Colombian style (cali style) is characterized by fast, intricate footwork, smaller upper body movement, and a different weight distribution from other styles. It is the dominant style in Cali, Colombia, where salsa is a central part of civic identity, and it has spread globally through cali-style competitions and workshops.
These regional differences mean that "learning salsa" is not a single thing. Which style you learn depends primarily on what your local teachers teach and what is danced in your local social scene.
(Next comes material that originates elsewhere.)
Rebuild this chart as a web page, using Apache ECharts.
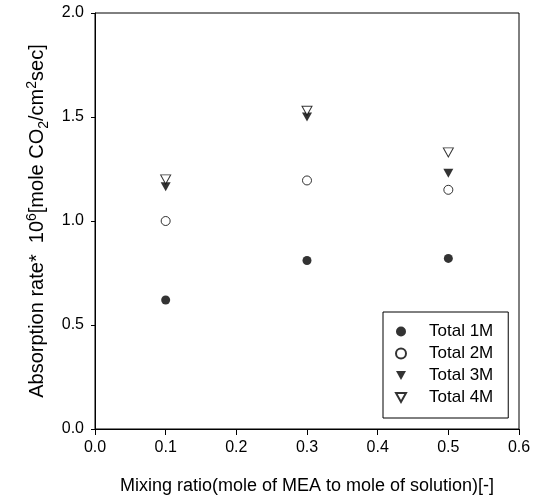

Practical Advice for Beginners
The most important factor in deciding which timing to learn is simple: learn what is taught and danced in your local community. This matters more than any abstract argument about musicality or authenticity, for the straightforward reason that dancing is a social activity. If every instructor in your city teaches On1 and every social event is an On1 floor, learning On2 first will leave you without dance partners during the critical early period when you need to be dancing as often as possible.
If you live in a city with both On1 and On2 communities — New York is the obvious example, but other large cities also have both — a reasonable approach is to start with On1, develop a solid basic, and then take an On2 beginner series once you are comfortable. The fundamental footwork patterns are similar enough that learning the second timing once you have the first is substantially easier than learning either from scratch.
If you are uncertain which timing is taught locally, the easiest approach is to contact a local salsa school or community organization directly and ask. Most teachers are happy to explain what they teach and why.
What Experienced Dancers Think
Opinions among experienced salsa dancers about On1 versus On2 run the full spectrum from passionate advocacy to genuine indifference. Some On2 dancers feel strongly that their timing is more musical and more sophisticated. Some On1 dancers feel that On2 is an overcomplicated approach to a dance that should be accessible. Many experienced dancers in both traditions can switch between timings when necessary and find the whole debate somewhat beside the point compared to the real challenges of musicality, connection, and leading and following quality.
The least helpful attitude a new dancer can encounter is one that treats either timing as definitively correct and the other as wrong. Both systems have produced extraordinary dancers. Both can be danced with genuine musical depth. The debate is interesting as a historical and musicological matter, but it should not prevent a beginner from simply getting on the floor and dancing with the timing that their local community uses.
Switching Timings Later
Many dancers who learn On1 eventually add On2, or vice versa. The transition is genuinely difficult for most people and requires a period of conscious relearning during which the old automatic responses interfere with the new timing. Experienced dance teachers recommend approaching the second timing as a completely new dance rather than a modification of the first: take a beginner series from scratch, accept the regression in confidence, and allow the new timing to build its own motor memory rather than trying to convert your existing patterns.
The reward for this investment is that you become a more versatile social dancer and gain a deeper understanding of how timing affects the feel of the dance. Dancers who have genuinely internalized both timings often report that the experience changes how they hear salsa music — they become aware of multiple rhythmic layers that were previously invisible to them. That deeper musical hearing is worth the temporary awkwardness of the transition.